PROBLEM REQUIREMENTS:
Without the pictures, copy the entries below word for word.

(begin)

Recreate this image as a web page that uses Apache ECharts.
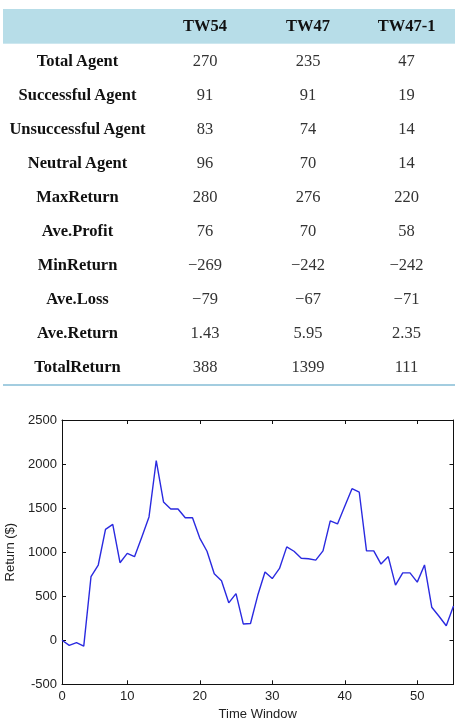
<!DOCTYPE html>
<html>
<head>
<meta charset="utf-8">
<script src="https://cdn.jsdelivr.net/npm/echarts@6/dist/echarts.min.js"></script>
<style>
  html, body { margin: 0; padding: 0; background: #fff; }
  #chart { position: absolute; left: 0; top: 0; width: 463px; height: 727px; }
  #tbl { position: absolute; left: 3px; top: 9px; border-collapse: collapse; font-family: "Liberation Serif", "Times New Roman", serif; font-size: 16.5px; z-index: 2; }
  #tbl td, #tbl th { padding: 0; text-align: center; height: 34px; line-height: 34px; white-space: nowrap; }
  #tbl thead th { background: #b7dde8; font-weight: bold; color: #111; border-bottom: 1px solid #cde7ef; height: 34px; }
  #tbl tbody th { font-weight: bold; color: #111; }
  #tbl tbody td { color: #333; }
  #tbl tbody tr:last-child th, #tbl tbody tr:last-child td { border-bottom: 2px solid #a3cde0; }
</style>
</head>
<body>
<table id="tbl"></table>
<div id="chart"></div>
<script>
// ---- table data ----
var tableHeaders = ['', 'TW54', 'TW47', 'TW47-1'];
var rowLabels = ['Total Agent', 'Successful Agent', 'Unsuccessful Agent', 'Neutral Agent', 'MaxReturn', 'Ave.Profit', 'MinReturn', 'Ave.Loss', 'Ave.Return', 'TotalReturn'];
var tw54 = [270, 91, 83, 96, 280, 76, -269, -79, 1.43, 388];
var tw47 = [235, 91, 74, 70, 276, 70, -242, -67, 5.95, 1399];
var tw47_1 = [47, 19, 14, 14, 220, 58, -242, -71, 2.35, 111];

// ---- chart data ----
var timeWindows = [1,2,3,4,5,6,7,8,9,10,11,12,13,14,15,16,17,18,19,20,21,22,23,24,25,26,27,28,29,30,31,32,33,34,35,36,37,38,39,40,41,42,43,44,45,46,47,48,49,50,51,52,53,54,55];
var returns = [0,-58,-28,-66,721,854,1259,1315,880,986,948,1170,1400,2040,1570,1490,1490,1390,1390,1160,1010,755,675,425,530,185,190,510,775,700,815,1060,1010,930,925,910,1015,1355,1320,1520,1720,1680,1015,1015,865,950,625,765,765,660,855,375,272,165,390];
var xTickValues = [10, 20, 30, 40, 50];
var yTicks = [-500, 0, 500, 1000, 1500, 2000, 2500];

// ---- build table ----
var colWidths = [149, 106, 100, 97];
var fmt = function (v) { return String(v).replace('-', '\u2212'); };
var tbl = document.getElementById('tbl');
var html = '<thead><tr>';
tableHeaders.forEach(function (h, i) { html += '<th style="width:' + colWidths[i] + 'px">' + h + '</th>'; });
html += '</tr></thead><tbody>';
rowLabels.forEach(function (lab, i) {
  html += '<tr><th>' + lab + '</th><td>' + fmt(tw54[i]) + '</td><td>' + fmt(tw47[i]) + '</td><td>' + fmt(tw47_1[i]) + '</td></tr>';
});
html += '</tbody>';
tbl.innerHTML = html;

// ---- chart ----
var chart = echarts.init(document.getElementById('chart'), null, { renderer: 'canvas' });
var xMin = timeWindows[0], xMax = timeWindows[timeWindows.length - 1];
var font = { fontFamily: 'Liberation Sans, Arial, sans-serif', fontSize: 13, color: '#222' };
var axisLineStyle = { color: '#111', width: 1 };
var option = {
  animation: false,
  grid: { left: 62, right: 9.5, top: 420, bottom: 42.7, containLabel: false, outerBoundsMode: 'none' },
  xAxis: [
    {
      type: 'value', min: xMin, max: xMax, position: 'bottom',
      name: 'Time Window', nameLocation: 'middle', nameGap: 24,
      nameTextStyle: font,
      axisLine: { show: true, onZero: false, lineStyle: axisLineStyle },
      axisTick: { show: true, inside: true, length: 4, customValues: xTickValues, lineStyle: axisLineStyle },
      axisLabel: Object.assign({ margin: 6, customValues: [xMin].concat(xTickValues),
        formatter: function (v) { return v === xMin ? '0' : String(v); } }, font),
      splitLine: { show: false }
    },
    {
      type: 'value', min: xMin, max: xMax, position: 'top',
      axisLine: { show: true, onZero: false, lineStyle: axisLineStyle },
      axisTick: { show: true, inside: true, length: 4, customValues: xTickValues, lineStyle: axisLineStyle },
      axisLabel: { show: false },
      splitLine: { show: false }
    }
  ],
  yAxis: [
    {
      type: 'value', min: yTicks[0], max: yTicks[yTicks.length - 1], interval: 500, position: 'left',
      name: 'Return ($)', nameLocation: 'middle', nameGap: 44, nameRotate: 90,
      nameTextStyle: font,
      axisLine: { show: true, onZero: false, lineStyle: axisLineStyle },
      axisTick: { show: true, inside: true, length: 4, lineStyle: axisLineStyle },
      axisLabel: Object.assign({ margin: 5, formatter: function (v) { return String(v); } }, font),
      splitLine: { show: false }
    },
    {
      type: 'value', min: yTicks[0], max: yTicks[yTicks.length - 1], interval: 500, position: 'right',
      axisLine: { show: true, onZero: false, lineStyle: axisLineStyle },
      axisTick: { show: true, inside: true, length: 4, lineStyle: axisLineStyle },
      axisLabel: { show: false },
      splitLine: { show: false }
    }
  ],
  series: [{
    type: 'line',
    xAxisIndex: 0, yAxisIndex: 0,
    data: timeWindows.map(function (t, i) { return [t, returns[i]]; }),
    showSymbol: false,
    lineStyle: { color: '#2a2ae0', width: 1.4 },
    itemStyle: { color: '#2a2ae0' }
  }]
};
chart.setOption(option);
</script>
</body>
</html>
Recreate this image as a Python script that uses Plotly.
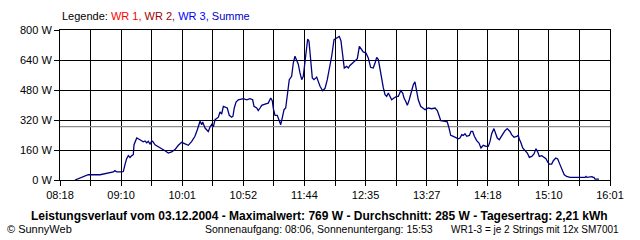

(end)

WRITTEN SOLUTION:
Recreate this image as a web page that uses Apache ECharts.
<!DOCTYPE html>
<html>
<head>
<meta charset="utf-8">
<script src="https://cdn.jsdelivr.net/npm/echarts@6/dist/echarts.min.js"></script>
<style>
  html, body { margin: 0; padding: 0; background: #fff; }
  #chart { position: absolute; left: 0; top: 0; width: 463px; height: 727px; }
  #tbl { position: absolute; left: 3px; top: 9px; border-collapse: collapse; font-family: "Liberation Serif", "Times New Roman", serif; font-size: 16.5px; z-index: 2; }
  #tbl td, #tbl th { padding: 0; text-align: center; height: 34px; line-height: 34px; white-space: nowrap; }
  #tbl thead th { background: #b7dde8; font-weight: bold; color: #111; border-bottom: 1px solid #cde7ef; height: 34px; }
  #tbl tbody th { font-weight: bold; color: #111; }
  #tbl tbody td { color: #333; }
  #tbl tbody tr:last-child th, #tbl tbody tr:last-child td { border-bottom: 2px solid #a3cde0; }
</style>
</head>
<body>
<table id="tbl"></table>
<div id="chart"></div>
<script>
// ---- table data ----
var tableHeaders = ['', 'TW54', 'TW47', 'TW47-1'];
var rowLabels = ['Total Agent', 'Successful Agent', 'Unsuccessful Agent', 'Neutral Agent', 'MaxReturn', 'Ave.Profit', 'MinReturn', 'Ave.Loss', 'Ave.Return', 'TotalReturn'];
var tw54 = [270, 91, 83, 96, 280, 76, -269, -79, 1.43, 388];
var tw47 = [235, 91, 74, 70, 276, 70, -242, -67, 5.95, 1399];
var tw47_1 = [47, 19, 14, 14, 220, 58, -242, -71, 2.35, 111];

// ---- chart data ----
var timeWindows = [1,2,3,4,5,6,7,8,9,10,11,12,13,14,15,16,17,18,19,20,21,22,23,24,25,26,27,28,29,30,31,32,33,34,35,36,37,38,39,40,41,42,43,44,45,46,47,48,49,50,51,52,53,54,55];
var returns = [0,-58,-28,-66,721,854,1259,1315,880,986,948,1170,1400,2040,1570,1490,1490,1390,1390,1160,1010,755,675,425,530,185,190,510,775,700,815,1060,1010,930,925,910,1015,1355,1320,1520,1720,1680,1015,1015,865,950,625,765,765,660,855,375,272,165,390];
var xTickValues = [10, 20, 30, 40, 50];
var yTicks = [-500, 0, 500, 1000, 1500, 2000, 2500];

// ---- build table ----
var colWidths = [149, 106, 100, 97];
var fmt = function (v) { return String(v).replace('-', '\u2212'); };
var tbl = document.getElementById('tbl');
var html = '<thead><tr>';
tableHeaders.forEach(function (h, i) { html += '<th style="width:' + colWidths[i] + 'px">' + h + '</th>'; });
html += '</tr></thead><tbody>';
rowLabels.forEach(function (lab, i) {
  html += '<tr><th>' + lab + '</th><td>' + fmt(tw54[i]) + '</td><td>' + fmt(tw47[i]) + '</td><td>' + fmt(tw47_1[i]) + '</td></tr>';
});
html += '</tbody>';
tbl.innerHTML = html;

// ---- chart ----
var chart = echarts.init(document.getElementById('chart'), null, { renderer: 'canvas' });
var xMin = timeWindows[0], xMax = timeWindows[timeWindows.length - 1];
var font = { fontFamily: 'Liberation Sans, Arial, sans-serif', fontSize: 13, color: '#222' };
var axisLineStyle = { color: '#111', width: 1 };
var option = {
  animation: false,
  grid: { left: 62, right: 9.5, top: 420, bottom: 42.7, containLabel: false, outerBoundsMode: 'none' },
  xAxis: [
    {
      type: 'value', min: xMin, max: xMax, position: 'bottom',
      name: 'Time Window', nameLocation: 'middle', nameGap: 24,
      nameTextStyle: font,
      axisLine: { show: true, onZero: false, lineStyle: axisLineStyle },
      axisTick: { show: true, inside: true, length: 4, customValues: xTickValues, lineStyle: axisLineStyle },
      axisLabel: Object.assign({ margin: 6, customValues: [xMin].concat(xTickValues),
        formatter: function (v) { return v === xMin ? '0' : String(v); } }, font),
      splitLine: { show: false }
    },
    {
      type: 'value', min: xMin, max: xMax, position: 'top',
      axisLine: { show: true, onZero: false, lineStyle: axisLineStyle },
      axisTick: { show: true, inside: true, length: 4, customValues: xTickValues, lineStyle: axisLineStyle },
      axisLabel: { show: false },
      splitLine: { show: false }
    }
  ],
  yAxis: [
    {
      type: 'value', min: yTicks[0], max: yTicks[yTicks.length - 1], interval: 500, position: 'left',
      name: 'Return ($)', nameLocation: 'middle', nameGap: 44, nameRotate: 90,
      nameTextStyle: font,
      axisLine: { show: true, onZero: false, lineStyle: axisLineStyle },
      axisTick: { show: true, inside: true, length: 4, lineStyle: axisLineStyle },
      axisLabel: Object.assign({ margin: 5, formatter: function (v) { return String(v); } }, font),
      splitLine: { show: false }
    },
    {
      type: 'value', min: yTicks[0], max: yTicks[yTicks.length - 1], interval: 500, position: 'right',
      axisLine: { show: true, onZero: false, lineStyle: axisLineStyle },
      axisTick: { show: true, inside: true, length: 4, lineStyle: axisLineStyle },
      axisLabel: { show: false },
      splitLine: { show: false }
    }
  ],
  series: [{
    type: 'line',
    xAxisIndex: 0, yAxisIndex: 0,
    data: timeWindows.map(function (t, i) { return [t, returns[i]]; }),
    showSymbol: false,
    lineStyle: { color: '#2a2ae0', width: 1.4 },
    itemStyle: { color: '#2a2ae0' }
  }]
};
chart.setOption(option);
</script>
</body>
</html>
Recreate this image as a Python script that uses Plotly.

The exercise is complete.